US and Britain withdraw diplomats from Yemen amid global Qaeda alert
WASHINGTON - Agence France-Presse
A police trooper is seen manning a checkpoint in Sanaa August 5, 2013. REUTERS/Khaled AbdullahThe United States and Britain Aug.6 ordered diplomatic staff to urgently leave Yemen due to a terror alert. The U.S. State Department ordered all non-essential staff out of Yemen and told Americans to leave the country “immediately” over terrorism concerns.
“The U.S. Department of State warns U.S. citizens of the high security threat level in Yemen due to terrorist activities and civil unrest,” it said in a statement.
The statement said the “threat level in Yemen is extremely high” because of the potential for both terrorist attacks and civil unrest.
It said it had “ordered the departure of non-emergency U.S. government personnel from Yemen due to the continued potential for terrorist attacks.”
“Terrorist organizations, including Al-Qaeda in the Arabian Peninsula (AQAP), continue to be active throughout Yemen,” it said. “The U.S. government remains highly concerned about possible attacks on U.S. citizens (whether visiting or residing in Yemen), and U.S. facilities, businesses, and perceived U.S. and Western interests.”
Britain also said it had withdrawn all staff from its embassy in Yemen, after the United States ordered its citizens to leave the country following a worldwide terror alert.
Al-Qaeda chief commands attack
“Due to increased security concerns, all staff in our Yemen embassy have been temporarily withdrawn, and the embassy will remain closed until staff are able to return,” a Foreign Office spokesman said.
It was widely reported on Aug. 5 that the closures follow an intercepted communication between al-Qaida leader Ayman al-Zawahiri and the chief of the terrorist organization’s Yemeni affiliate.
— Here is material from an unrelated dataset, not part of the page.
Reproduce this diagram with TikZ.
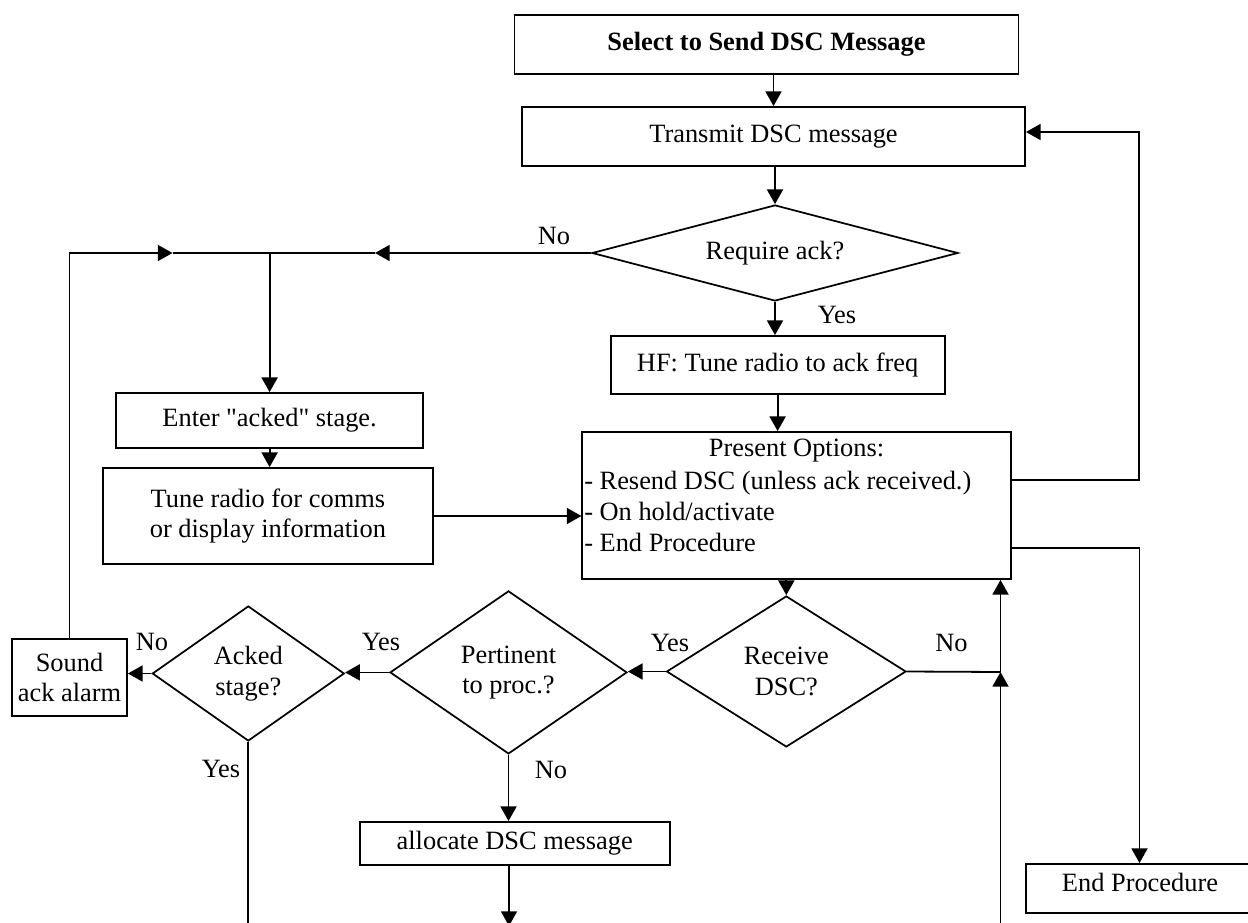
\documentclass[tikz,border=0pt]{standalone}
\usepackage{fontspec}
\setmainfont{Liberation Serif}
\usetikzlibrary{shapes.geometric,arrows.meta}
\newcommand{\straightquote}{{\XeTeXglyph\XeTeXglyphindex "quotedbl" }}
\begin{document}
\begin{tikzpicture}[x=0.75pt,y=-0.75pt,
  every node/.style={font=\fontsize{19.8pt}{23pt}\selectfont},
  box/.style={draw, line width=1.4pt, inner sep=0pt, align=center},
  dia/.style={draw, diamond, line width=1.3pt, inner sep=0pt, align=center},
  lbl/.style={inner sep=0pt},
  line/.style={line width=1.35pt},
  arr/.style={line width=1.35pt, -{Triangle[length=11pt,width=12pt]}},
]
\useasboundingbox (0,0) rectangle (1248,923);

% nodes
\node[box, minimum width=378pt, minimum height=44.25pt, font=\fontsize{19.8pt}{23pt}\selectfont\bfseries] (sel) at (766.5,44.5) {Select to Send DSC Message};
\node[box, minimum width=377.25pt, minimum height=44.25pt] (tx) at (773.5,136.5) {Transmit DSC message};
\node[dia, aspect=3.8, minimum width=274.5pt, minimum height=72pt] (req) at (775,253) {Require ack?};
\node[box, minimum width=250.5pt, minimum height=43.5pt] (hf) at (777.6,365) {HF: Tune radio to ack freq};
\node[box, minimum width=321.5pt, minimum height=110.25pt] (pres) at (796.7,505.5) {};
\node[lbl] (ptitle) at (796.5,451) {Present Options:};
\node[lbl, anchor=west, align=left] (plist) at (584,511.5) {- Resend DSC (unless ack received.)\\- On hold/activate\\- End Procedure};
\node[box, minimum width=230pt, minimum height=41pt] (enter) at (269.6,420.4) {Enter \straightquote acked\straightquote\ stage.};
\node[box, minimum width=248pt, minimum height=72pt] (tune) at (267.9,516) {Tune radio for comms\\or display information};
\node[dia, aspect=1.59, minimum width=179.6pt, minimum height=113.25pt] (recv) at (786.3,671.5) {Receive\\DSC?};
\node[dia, aspect=1.45, minimum width=177.75pt, minimum height=122.25pt] (pert) at (508.5,672.4) {Pertinent\\to proc.?};
\node[dia, aspect=1.42, minimum width=144pt, minimum height=101.25pt] (acked) at (248.3,673.5) {Acked\\stage?};
\node[box, minimum width=86.25pt, minimum height=57.75pt] (sound) at (69.5,677.5) {Sound\\ack alarm};
\node[box, minimum width=232.3pt, minimum height=32.25pt] (alloc) at (514.7,843.5) {allocate DSC message};
\node[box, minimum width=171pt, minimum height=36.75pt, text depth=10pt] (endp) at (1140,888.5) {End Procedure};

% main flow
\draw[arr] (sel.south -| tx.north) -- (tx.north);
\draw[arr] (tx.south -| req.north) -- (req.north);
\draw[arr] (req.south) -- (req.south |- hf.north);
\node[lbl] (yes1) at (837,314.5) {Yes};
\draw[arr] (hf.south) -- (hf.south |- pres.north);

% No branch of Require ack
\coordinate (m1) at (375,253);
\coordinate (j1) at (enter.north |- req.west);
\draw[arr] (req.west) -- (m1);
\draw[arr] (m1) -- (j1) -- (enter.north);
\node[lbl] (no1) at (554,236) {No};
\coordinate (c1) at (sound.north |- req.west);
\coordinate (m2) at (172.5,253);
\draw[arr] (sound.north) -- (c1) -- (m2);
\draw[line] (m2) -- (j1);

\draw[arr] (enter.south) -- (enter.south |- tune.north);
\draw[arr] (tune.east) -- (tune.east -| pres.west);

% right loops
\coordinate (r1) at (1139,480);
\coordinate (r2) at (1139,132);
\draw[arr] (pres.east |- r1) -- (r1) -- (r2) -- (tx.east |- r2);
\coordinate (r3) at (1139.5,548);
\draw[arr] (pres.east |- r3) -- (r3) -- (r3 |- endp.north);

% lower part
\draw[arr] (pres.south -| recv.north) -- (recv.north);
\draw[arr] (recv.west) -- (recv.west -| pert.east);
\node[lbl] (yes2) at (670,643) {Yes};
\draw[arr] (pert.west) -- (pert.west -| acked.east);
\node[lbl] (yes3) at (381,642) {Yes};
\draw[arr] (acked.west) -- (acked.west -| sound.east);
\node[lbl] (no2) at (152,642) {No};
\coordinate (b1) at (248.3,923);
\draw[line] (acked.south) -- (b1);
\node[lbl] (yes4) at (221,769) {Yes};
\draw[arr] (pert.south) -- (pert.south |- alloc.north);
\node[lbl] (no3) at (551,770) {No};
\coordinate (b2) at (509,926);
\draw[arr] (alloc.south -| b2) -- (b2);
\coordinate (j2) at (1000.5,672);
\draw[line] (recv.east) -- (j2);
\node[lbl] (no4) at (951.5,643) {No};
\coordinate (b3) at (1000.5,923);
\draw[arr] (b3) -- (j2);
\draw[arr] (j2) -- (j2 |- pres.south);
\end{tikzpicture}
\end{document}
The New York Times said in its online edition that the electronic communications last week revealed that Zawahiri had ordered Nasser al-Wuhayshi, the head of Al-Qaeda in the Arabian Peninsula, to carry out an attack as early as Aug. 4.
CNN meanwhile reported that Zawahiri told Wuhayshi to “do something,” causing officials in both Washington and Yemen to fear an attack was imminent.
The alerts came hours after a drone strike killed four Al-Qaeda militants in Yemen and two days after the closure of some two dozen embassies in the Middle East and Africa.
It was not immediately clear if the strike was linked to the global alert. U.S. officials rarely speak about the drone program. Several U.S. allies, including France, Germany and Norway have also announced closures of some of their missions in the region.
Lawmakers in Washington described the threat level as very serious, with some invoking the September 11, 2001 attacks.
“I’ve spent 21 years in the CIA, and I don’t think I’ve ever seen 22 embassies closed simultaneously. This is very, very unusual,” Robert Baer, a former CIA officer in the Middle East, told CNN.
Late last week, the State Department issued a worldwide travel alert warning U.S. citizens of possible attacks on “public transportation systems and other tourist infrastructure.” On Aug. 2, the global police agency Interpol issued a security alert over hundreds of militants freed in jail breaks. Interpol said it suspected Al-Qaeda was involved in the mass breakouts in nine countries, notably Iraq, Libya and Pakistan.